Rows from a dataset of charts and code
* * * * *

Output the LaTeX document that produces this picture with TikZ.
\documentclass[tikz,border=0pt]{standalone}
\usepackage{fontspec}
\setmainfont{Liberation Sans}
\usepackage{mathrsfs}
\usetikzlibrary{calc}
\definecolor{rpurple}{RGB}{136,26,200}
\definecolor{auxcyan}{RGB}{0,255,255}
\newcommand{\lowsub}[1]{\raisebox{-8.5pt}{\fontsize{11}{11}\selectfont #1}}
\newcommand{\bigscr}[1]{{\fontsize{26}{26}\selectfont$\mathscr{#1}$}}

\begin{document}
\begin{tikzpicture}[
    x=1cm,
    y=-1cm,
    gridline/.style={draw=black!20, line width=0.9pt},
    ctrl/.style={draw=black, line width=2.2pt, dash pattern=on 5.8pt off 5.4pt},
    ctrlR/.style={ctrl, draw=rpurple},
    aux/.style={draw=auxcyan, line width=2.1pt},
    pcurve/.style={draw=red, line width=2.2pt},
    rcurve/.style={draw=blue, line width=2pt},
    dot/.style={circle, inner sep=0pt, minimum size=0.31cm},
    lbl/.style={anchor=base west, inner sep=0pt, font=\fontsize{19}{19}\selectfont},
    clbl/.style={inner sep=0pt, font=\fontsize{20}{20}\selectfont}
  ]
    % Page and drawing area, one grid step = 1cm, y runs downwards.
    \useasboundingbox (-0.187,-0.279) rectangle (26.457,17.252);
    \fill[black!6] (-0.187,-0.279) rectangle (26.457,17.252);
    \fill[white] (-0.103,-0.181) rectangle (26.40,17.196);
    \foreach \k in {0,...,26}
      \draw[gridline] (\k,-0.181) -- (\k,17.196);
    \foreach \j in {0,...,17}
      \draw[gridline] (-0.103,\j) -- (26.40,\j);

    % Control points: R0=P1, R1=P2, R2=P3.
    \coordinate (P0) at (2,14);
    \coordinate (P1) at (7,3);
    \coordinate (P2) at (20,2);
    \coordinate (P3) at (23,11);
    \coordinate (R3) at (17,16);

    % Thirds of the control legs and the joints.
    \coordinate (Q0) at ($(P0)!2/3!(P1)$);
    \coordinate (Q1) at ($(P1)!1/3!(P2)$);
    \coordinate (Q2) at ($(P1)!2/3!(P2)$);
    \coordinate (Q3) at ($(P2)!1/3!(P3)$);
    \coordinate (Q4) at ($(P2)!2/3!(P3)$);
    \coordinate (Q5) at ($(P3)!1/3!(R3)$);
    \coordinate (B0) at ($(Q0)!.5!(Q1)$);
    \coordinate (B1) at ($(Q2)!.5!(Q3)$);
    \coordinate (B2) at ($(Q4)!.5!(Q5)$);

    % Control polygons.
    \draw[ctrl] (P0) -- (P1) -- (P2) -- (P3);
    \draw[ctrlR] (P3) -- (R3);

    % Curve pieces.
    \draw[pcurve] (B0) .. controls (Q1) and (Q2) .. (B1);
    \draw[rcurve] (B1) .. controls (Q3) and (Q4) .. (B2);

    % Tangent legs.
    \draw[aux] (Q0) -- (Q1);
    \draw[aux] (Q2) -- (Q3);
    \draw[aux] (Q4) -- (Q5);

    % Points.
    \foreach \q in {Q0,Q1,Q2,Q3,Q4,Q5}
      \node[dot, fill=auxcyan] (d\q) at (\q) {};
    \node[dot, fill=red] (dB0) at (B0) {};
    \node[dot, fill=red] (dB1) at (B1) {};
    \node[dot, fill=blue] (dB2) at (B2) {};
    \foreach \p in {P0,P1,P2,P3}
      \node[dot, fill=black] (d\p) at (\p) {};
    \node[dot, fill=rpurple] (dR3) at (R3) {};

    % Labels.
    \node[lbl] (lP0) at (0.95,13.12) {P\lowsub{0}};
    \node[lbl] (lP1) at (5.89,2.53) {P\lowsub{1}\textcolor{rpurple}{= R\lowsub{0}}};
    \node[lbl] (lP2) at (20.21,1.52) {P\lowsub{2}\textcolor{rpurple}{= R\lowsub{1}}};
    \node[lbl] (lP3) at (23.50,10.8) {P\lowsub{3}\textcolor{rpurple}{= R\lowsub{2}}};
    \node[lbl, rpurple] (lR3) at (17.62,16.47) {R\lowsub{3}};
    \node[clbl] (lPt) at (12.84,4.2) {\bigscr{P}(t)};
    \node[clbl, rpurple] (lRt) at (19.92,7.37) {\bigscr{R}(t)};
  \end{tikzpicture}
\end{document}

* * * * *

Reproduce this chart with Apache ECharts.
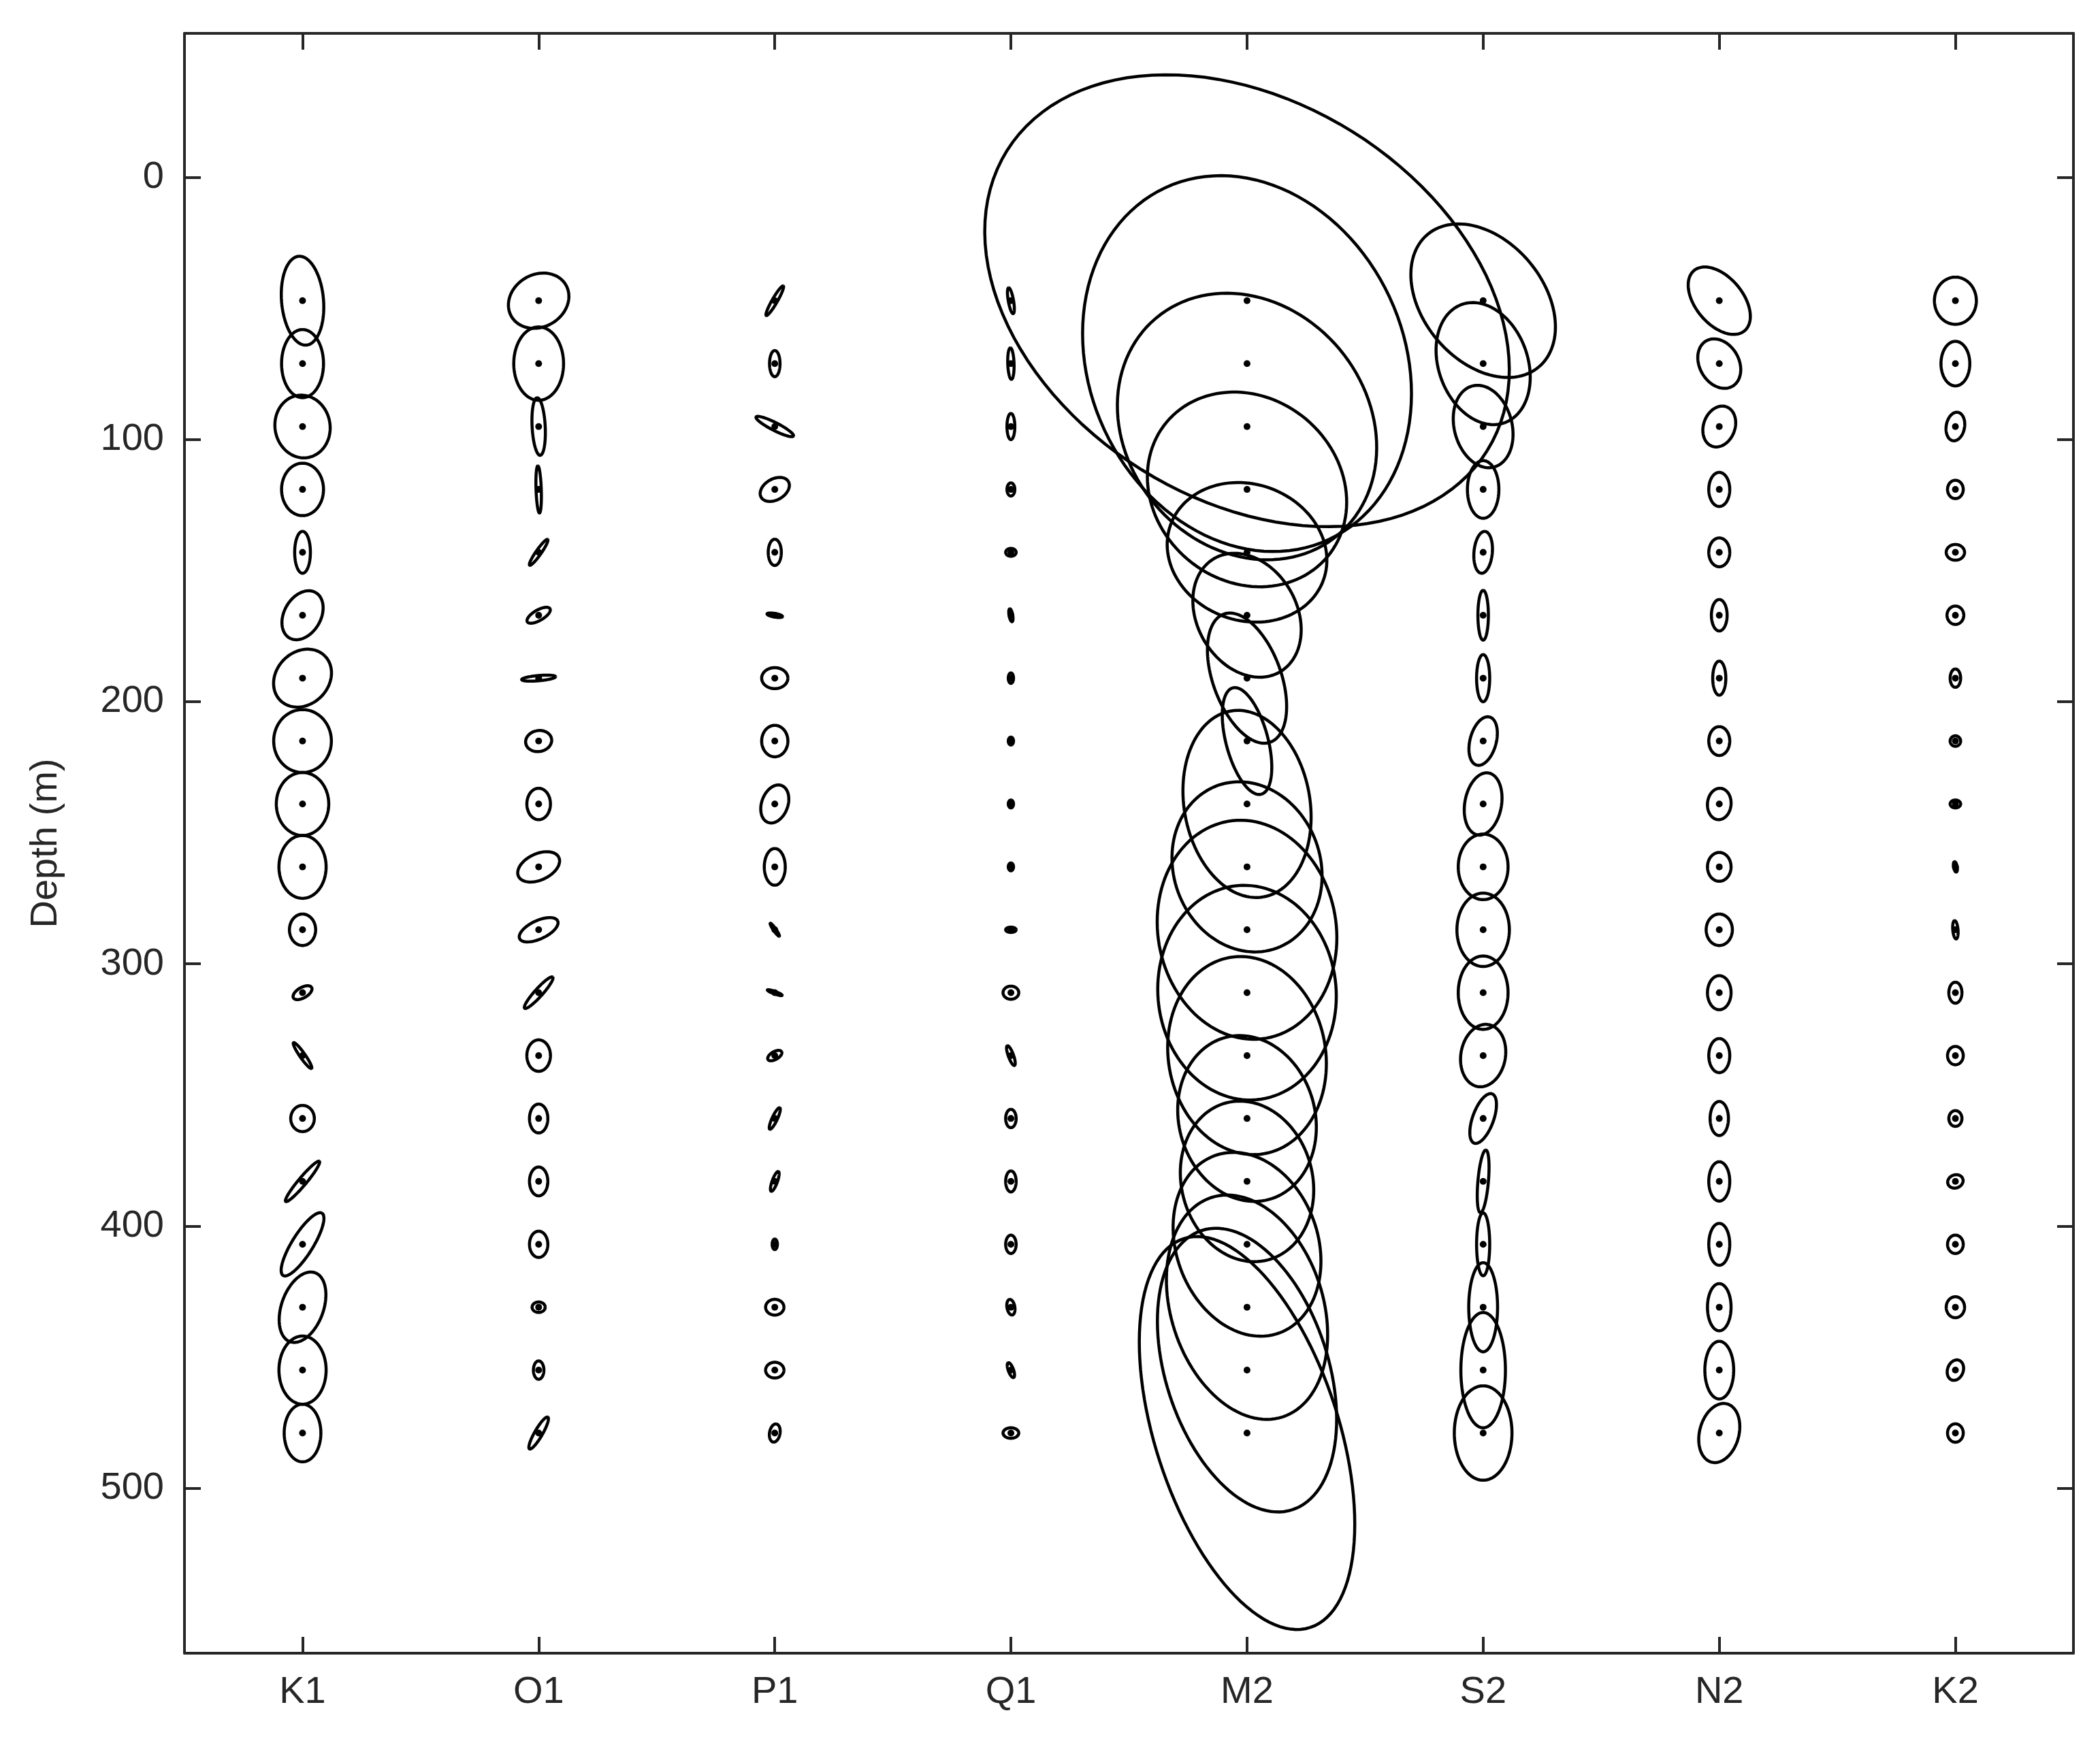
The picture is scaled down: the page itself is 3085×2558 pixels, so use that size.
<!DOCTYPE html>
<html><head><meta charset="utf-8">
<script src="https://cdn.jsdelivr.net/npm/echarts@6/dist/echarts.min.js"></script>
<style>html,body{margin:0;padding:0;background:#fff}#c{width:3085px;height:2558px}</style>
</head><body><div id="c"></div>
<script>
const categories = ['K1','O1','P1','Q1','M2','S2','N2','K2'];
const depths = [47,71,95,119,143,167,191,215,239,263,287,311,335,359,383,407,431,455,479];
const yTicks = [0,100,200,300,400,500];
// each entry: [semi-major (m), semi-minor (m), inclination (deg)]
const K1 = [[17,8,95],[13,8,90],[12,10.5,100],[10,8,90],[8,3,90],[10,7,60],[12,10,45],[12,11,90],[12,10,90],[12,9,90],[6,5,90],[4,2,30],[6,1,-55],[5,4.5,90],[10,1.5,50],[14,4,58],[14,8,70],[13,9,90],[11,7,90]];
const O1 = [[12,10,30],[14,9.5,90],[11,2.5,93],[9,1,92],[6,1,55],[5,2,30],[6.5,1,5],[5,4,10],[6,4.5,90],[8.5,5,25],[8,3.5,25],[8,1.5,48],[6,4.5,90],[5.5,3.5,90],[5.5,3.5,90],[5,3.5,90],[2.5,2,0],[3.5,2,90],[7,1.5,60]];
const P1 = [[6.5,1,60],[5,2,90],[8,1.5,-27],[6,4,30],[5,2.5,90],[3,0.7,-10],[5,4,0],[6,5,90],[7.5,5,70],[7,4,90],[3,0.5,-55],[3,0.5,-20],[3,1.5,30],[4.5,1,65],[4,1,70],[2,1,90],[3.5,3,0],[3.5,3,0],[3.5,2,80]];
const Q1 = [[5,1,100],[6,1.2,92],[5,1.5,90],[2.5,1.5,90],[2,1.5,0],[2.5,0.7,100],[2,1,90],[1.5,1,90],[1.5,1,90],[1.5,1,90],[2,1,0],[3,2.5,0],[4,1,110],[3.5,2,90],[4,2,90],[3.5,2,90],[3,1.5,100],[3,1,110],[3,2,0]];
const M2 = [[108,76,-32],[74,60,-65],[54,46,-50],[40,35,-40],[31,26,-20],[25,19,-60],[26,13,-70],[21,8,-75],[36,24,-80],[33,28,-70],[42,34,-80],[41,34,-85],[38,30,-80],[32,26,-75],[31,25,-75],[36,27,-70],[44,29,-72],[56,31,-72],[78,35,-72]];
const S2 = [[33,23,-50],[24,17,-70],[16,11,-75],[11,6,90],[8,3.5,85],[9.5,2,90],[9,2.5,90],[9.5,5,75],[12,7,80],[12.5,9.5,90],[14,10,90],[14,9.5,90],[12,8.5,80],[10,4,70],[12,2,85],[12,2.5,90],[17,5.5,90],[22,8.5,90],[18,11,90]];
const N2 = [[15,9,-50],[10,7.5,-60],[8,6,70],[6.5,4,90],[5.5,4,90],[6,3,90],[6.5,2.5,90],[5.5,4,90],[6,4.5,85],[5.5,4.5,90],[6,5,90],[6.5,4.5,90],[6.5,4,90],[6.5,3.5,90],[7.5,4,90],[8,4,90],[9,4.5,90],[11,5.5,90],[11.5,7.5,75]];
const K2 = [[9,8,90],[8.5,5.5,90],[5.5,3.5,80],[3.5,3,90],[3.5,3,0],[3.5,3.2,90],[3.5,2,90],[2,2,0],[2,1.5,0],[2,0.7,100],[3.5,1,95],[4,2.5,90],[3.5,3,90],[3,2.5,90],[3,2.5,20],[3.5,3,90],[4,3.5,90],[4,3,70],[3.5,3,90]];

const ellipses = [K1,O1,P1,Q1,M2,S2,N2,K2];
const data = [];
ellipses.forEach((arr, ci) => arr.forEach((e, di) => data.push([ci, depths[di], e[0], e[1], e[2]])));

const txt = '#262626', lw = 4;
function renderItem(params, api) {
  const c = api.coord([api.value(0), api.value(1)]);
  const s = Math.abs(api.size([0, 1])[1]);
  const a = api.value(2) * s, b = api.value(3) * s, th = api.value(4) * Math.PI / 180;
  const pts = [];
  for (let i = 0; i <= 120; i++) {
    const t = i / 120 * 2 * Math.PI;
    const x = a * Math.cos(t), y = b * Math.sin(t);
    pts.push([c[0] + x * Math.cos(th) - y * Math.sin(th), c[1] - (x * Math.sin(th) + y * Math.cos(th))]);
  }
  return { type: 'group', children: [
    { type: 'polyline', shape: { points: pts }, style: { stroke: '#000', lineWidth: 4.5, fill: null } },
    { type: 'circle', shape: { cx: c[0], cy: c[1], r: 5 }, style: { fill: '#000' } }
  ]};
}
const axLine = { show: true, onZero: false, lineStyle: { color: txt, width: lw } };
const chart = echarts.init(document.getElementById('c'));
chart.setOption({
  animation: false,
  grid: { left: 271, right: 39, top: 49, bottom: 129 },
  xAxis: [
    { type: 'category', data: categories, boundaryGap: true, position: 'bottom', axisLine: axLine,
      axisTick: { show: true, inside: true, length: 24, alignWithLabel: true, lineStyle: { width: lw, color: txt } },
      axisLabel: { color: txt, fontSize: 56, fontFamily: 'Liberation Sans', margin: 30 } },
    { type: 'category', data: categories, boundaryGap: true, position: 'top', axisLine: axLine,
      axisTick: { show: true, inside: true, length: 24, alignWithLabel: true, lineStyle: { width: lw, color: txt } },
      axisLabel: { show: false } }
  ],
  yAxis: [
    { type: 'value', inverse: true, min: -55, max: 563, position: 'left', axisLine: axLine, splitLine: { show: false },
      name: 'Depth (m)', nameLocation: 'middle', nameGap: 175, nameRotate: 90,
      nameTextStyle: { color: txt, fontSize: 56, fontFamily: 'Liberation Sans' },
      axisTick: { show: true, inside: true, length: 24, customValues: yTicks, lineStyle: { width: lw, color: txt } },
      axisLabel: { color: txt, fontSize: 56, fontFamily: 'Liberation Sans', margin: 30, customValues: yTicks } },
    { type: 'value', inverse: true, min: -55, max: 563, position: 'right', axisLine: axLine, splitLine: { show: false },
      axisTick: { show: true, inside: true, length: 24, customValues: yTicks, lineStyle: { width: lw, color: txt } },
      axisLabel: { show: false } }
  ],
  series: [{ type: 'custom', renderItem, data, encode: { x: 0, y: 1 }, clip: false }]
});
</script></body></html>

* * * * *

» THE EXERCISE: Count every line in the preceding entries where the string "this" appears, then state only the total.

» EXERCISE RESPONSE: 2